The CDC also states that gay and bisexual men account for most new and existing infections, and that African-American men have the highest rate of new infection when compared to other ethnicities.

You can help prevent HIV by practicing safe sex and using clean needles.

Lifestyle Changes to Help Prevent the Most Common Men’s Health Problems

Many common men’s health issues can be prevented with healthy lifestyle choices including: 

  • Avoiding Tobacco: If you currently smoke or chew, you can dramatically reduce your risk of lung disease if you quit. If you need help quitting, your doctor may be able to help.
  • Eating a Healthy Diet: Focus on lean protein sources such as fish and skinless chicken breasts, vegetables, fruits, and whole grains. Limit foods with high amounts of saturated fat and sodium such as fried foods.
  • Being Active: Regular exercise can help you control obesity, lower your risk of heart disease, and prevent certain types of cancer. It doesn’t matter what you do, whether it be jogging or playing tennis. The important thing is that you enjoy your activity so you do it regularly.
  • Maintaining a Healthy Weight: Obesity drastically increases your risk of diabetes, heart disease, and certain types of cancer. Losing weight and staying at a healthy weight reduces those risks.
  • Managing Stress: Your immune system may suffer if you’re always on edge or feel like you’re under pressure. Try to find healthy ways to deal with stress or reduce your stress level.

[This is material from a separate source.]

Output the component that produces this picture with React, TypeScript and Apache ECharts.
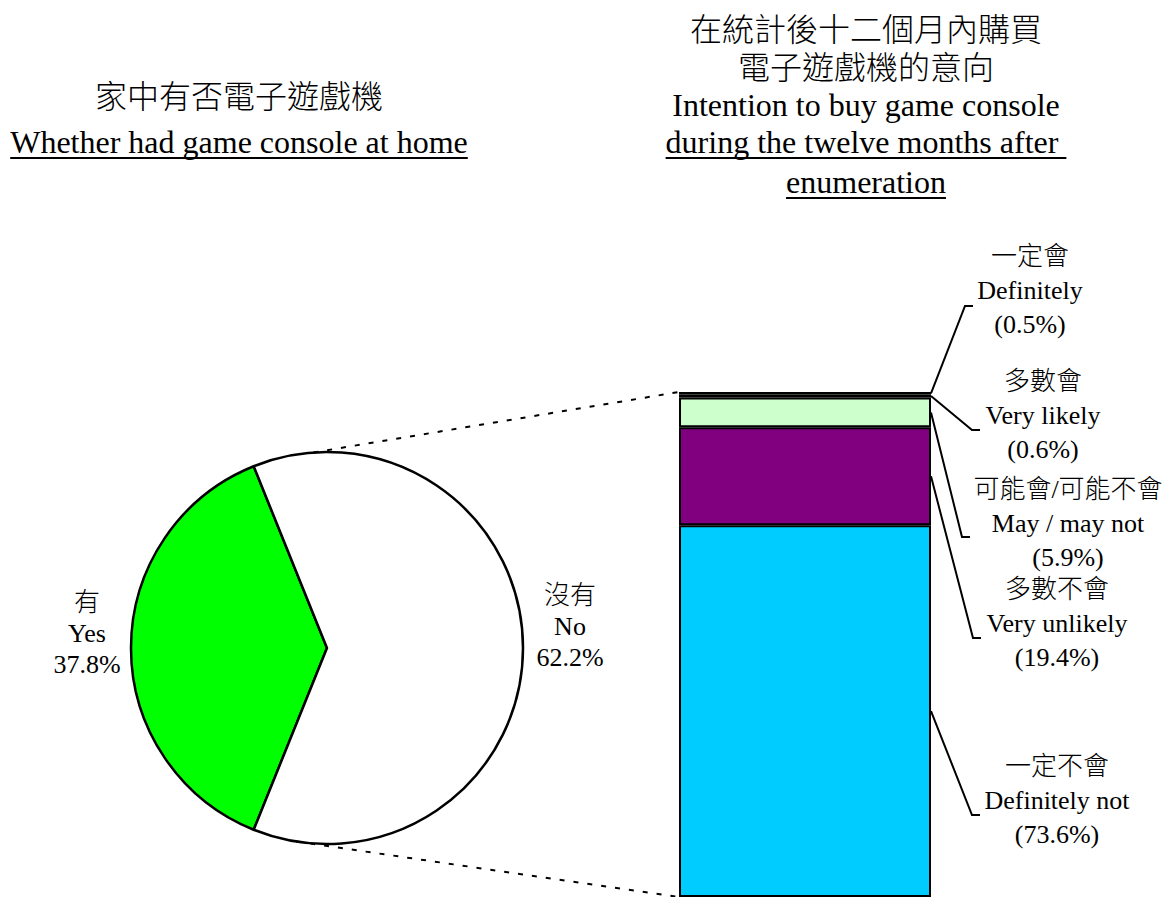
import React, { useEffect, useRef } from 'react';
import * as echarts from 'echarts';

// ---------- data ----------
const pieCn = ['有', '沒有'];
const pieEn = ['Yes', 'No'];
const pieValues = [37.8, 62.2];
const pieColors = ['#00FF00', '#FFFFFF'];

const intentCn = ['一定會', '多數會', '可能會/可能不會', '多數不會', '一定不會'];
const intentEn = ['Definitely', 'Very likely', 'May / may not', 'Very unlikely', 'Definitely not'];
const intentValues = [0.5, 0.6, 5.9, 19.4, 73.6];
const intentColors = ['#FFFF99', '#CCFFFF', '#CCFFCC', '#800080', '#00CCFF'];

const leftTitle = ['家中有否電子遊戲機', 'Whether had game console at home'];
const rightTitle = [
  '在統計後十二個月內購買',
  '電子遊戲機的意向',
  'Intention to buy game console',
  'during the twelve months after ',
  'enumeration',
];

// ---------- layout ----------
const W = 1174;
const H = 897;
const FONT = "'Liberation Serif', 'Times New Roman', 'Noto Sans CJK TC', serif";
const WEIGHT = 300;
const PIE_C = [327, 648];
const PIE_R = 196;
const GRID = { left: 679, top: 392, width: 252, height: 508 };
const pieLabelPos = [[87, 633], [570, 626]];
const intentLabelPos = [[1030, 290], [1043, 415], [1068, 523], [1057, 623], [1057, 800]];
const elbowPos = [[965, 306], [972, 430], [962, 537], [973, 638], [972, 815]];
const connectorAngles = [94, 261];
const leftTitleLayout = { cx: 239, ys: [97, 142], underline: [false, true] };
const rightTitleLayout = { cx: 866, ys: [30, 68, 105, 142, 182], underline: [false, false, false, true, true] };

function measure(text: string, size: number) {
  const c = document.createElement('canvas').getContext('2d');
  if (!c) return text.length * size * 0.45;
  c.font = `${WEIGHT} ${size}px ${FONT}`;
  return c.measureText(text).width;
}

function titleElements(lines: string[], layout: { cx: number; ys: number[]; underline: boolean[] }) {
  const els: any[] = [];
  lines.forEach((t, i) => {
    const y = layout.ys[i];
    if (layout.underline[i]) {
      const w = measure(t, 32);
      const x0 = layout.cx - w / 2;
      els.push({
        type: 'text', x: x0, y, silent: true,
        style: { text: t, fontSize: 32, fontWeight: WEIGHT, fontFamily: FONT, fill: '#000', align: 'left', textAlign: 'left', verticalAlign: 'middle', textVerticalAlign: 'middle' },
      });
      els.push({
        type: 'line', silent: true,
        shape: { x1: x0, y1: y + 16, x2: x0 + w, y2: y + 16 },
        style: { stroke: '#000', lineWidth: 2 },
      });
    } else {
      els.push({
        type: 'text', x: layout.cx, y, silent: true,
        style: { text: t, fontSize: 32, fontWeight: WEIGHT, fontFamily: FONT, fill: '#000', align: 'center', textAlign: 'center', verticalAlign: 'middle', textVerticalAlign: 'middle' },
      });
    }
  });
  return els;
}

export default function App() {
  const ref = useRef<HTMLDivElement>(null);

  useEffect(() => {
    if (!ref.current) return;
    const chart = echarts.init(ref.current, undefined, { renderer: 'svg' });
    const pieTotal = pieValues.reduce((a, b) => a + b, 0);

    const barSeries: any[] = [];
    for (let i = intentValues.length - 1; i >= 0; i--) {
      barSeries.push({
        type: 'bar',
        name: intentEn[i],
        stack: 'intent',
        data: [intentValues[i]],
        barWidth: '100%',
        silent: true,
        itemStyle: { color: intentColors[i], borderColor: '#000', borderWidth: 2 },
      });
    }

    chart.setOption({
      animation: false,
      backgroundColor: '#FFFFFF',
      grid: { left: GRID.left, top: GRID.top, width: GRID.width, height: GRID.height, containLabel: false },
      xAxis: { type: 'category', data: ['intent'], show: false },
      yAxis: { type: 'value', min: 0, max: 100, show: false },
      series: [
        {
          type: 'pie',
          center: PIE_C,
          radius: PIE_R,
          startAngle: 180 + (pieValues[0] / pieTotal) * 180,
          clockwise: true,
          avoidLabelOverlap: false,
          silent: true,
          data: pieValues.map((v, i) => ({ value: v, name: pieEn[i], itemStyle: { color: pieColors[i] } })),
          itemStyle: { borderColor: '#000', borderWidth: 2.5 },
          label: {
            show: true,
            position: 'outside',
            formatter: (p: any) =>
              `${pieCn[p.dataIndex]}\n${pieEn[p.dataIndex]}\n${pieValues[p.dataIndex].toFixed(1)}%`,
            fontSize: 26,
            fontWeight: WEIGHT,
            lineHeight: 31,
            fontFamily: FONT,
            color: '#000',
            align: 'center',
          },
          labelLine: { show: false },
          labelLayout: (params: any) => ({
            x: pieLabelPos[params.dataIndex][0],
            y: pieLabelPos[params.dataIndex][1],
            align: 'center',
            verticalAlign: 'middle',
          }),
          emphasis: { disabled: true },
        },
        ...barSeries,
      ],
    });

    const toPix = (v: number) => (chart.convertToPixel({ gridIndex: 0 }, [0, v]) as number[])[1];
    const barRight = GRID.left + GRID.width;

    const graphics: any[] = [];
    // dashed connectors pie -> bar
    const barEnds = [toPix(100), toPix(0)];
    connectorAngles.forEach((a, k) => {
      const rad = (a * Math.PI) / 180;
      const px = PIE_C[0] + PIE_R * Math.cos(rad);
      const py = PIE_C[1] - PIE_R * Math.sin(rad);
      graphics.push({
        type: 'line', silent: true, z: 10,
        shape: { x1: px, y1: py, x2: GRID.left, y2: barEnds[k] },
        style: { stroke: '#000', lineWidth: 2, lineDash: [5, 9] },
      });
    });

    // leader lines + labels for bar
    intentValues.forEach((v, i) => {
      const below = intentValues.slice(i + 1).reduce((a, b) => a + b, 0);
      const midY = toPix(below + v / 2);
      const [ex, ey] = elbowPos[i];
      graphics.push({
        type: 'polyline', silent: true, z: 10,
        shape: { points: [[barRight, midY], [ex, ey], [ex + 8, ey]] },
        style: { stroke: '#000', lineWidth: 2, fill: null },
      });
      const [lx, ly] = intentLabelPos[i];
      graphics.push({
        type: 'text', x: lx, y: ly, silent: true,
        style: {
          text: `${intentCn[i]}\n${intentEn[i]}\n(${v.toFixed(1)}%)`,
          fontSize: 26, fontWeight: WEIGHT, lineHeight: 34, fontFamily: FONT, fill: '#000',
          align: 'center', textAlign: 'center', verticalAlign: 'middle', textVerticalAlign: 'middle',
        },
      });
    });

    graphics.push(...titleElements(leftTitle, leftTitleLayout));
    graphics.push(...titleElements(rightTitle, rightTitleLayout));

    chart.setOption({ graphic: graphics });

    return () => chart.dispose();
  }, []);

  return (
    <div
      ref={ref}
      style={{ position: 'absolute', left: 0, top: 0, width: W, height: H, background: '#fff' }}
    />
  );
}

Take Advantage of Medicare Preventative Services

Many common men’s health issues become more likely as you age. Thankfully, for those eligible, Medicare includes many preventative health benefits.

For example, you can make a “Welcome to Medicare” appointment during your first year of coverage. The Welcome to Medicare exam documents your current health conditions and prescriptions so your doctor can assess your needs and make recommendations such as what vaccinations or cancer screenings you need.

After your first year, you can make Annual Wellness Visits every year to make sure you stay on track and to catch any new red flags.

Many of the most common men’s health problems can be prevented or treated if they’re diagnosed early including diabetes and melanoma, and regular checkups can be a key factor in stopping issues before they become severe.

Your Doctor Is a Valued Resource

Making healthy choices with your diet and lifestyle can help you live longer and happier. One of the best choices you can make is to receive regular checkups with your doctor. Instead of avoiding the doctor, look at your doctor as a valued resource. Talk to your doctor about what concerns you and follow your doctor’s recommendations for optimal health.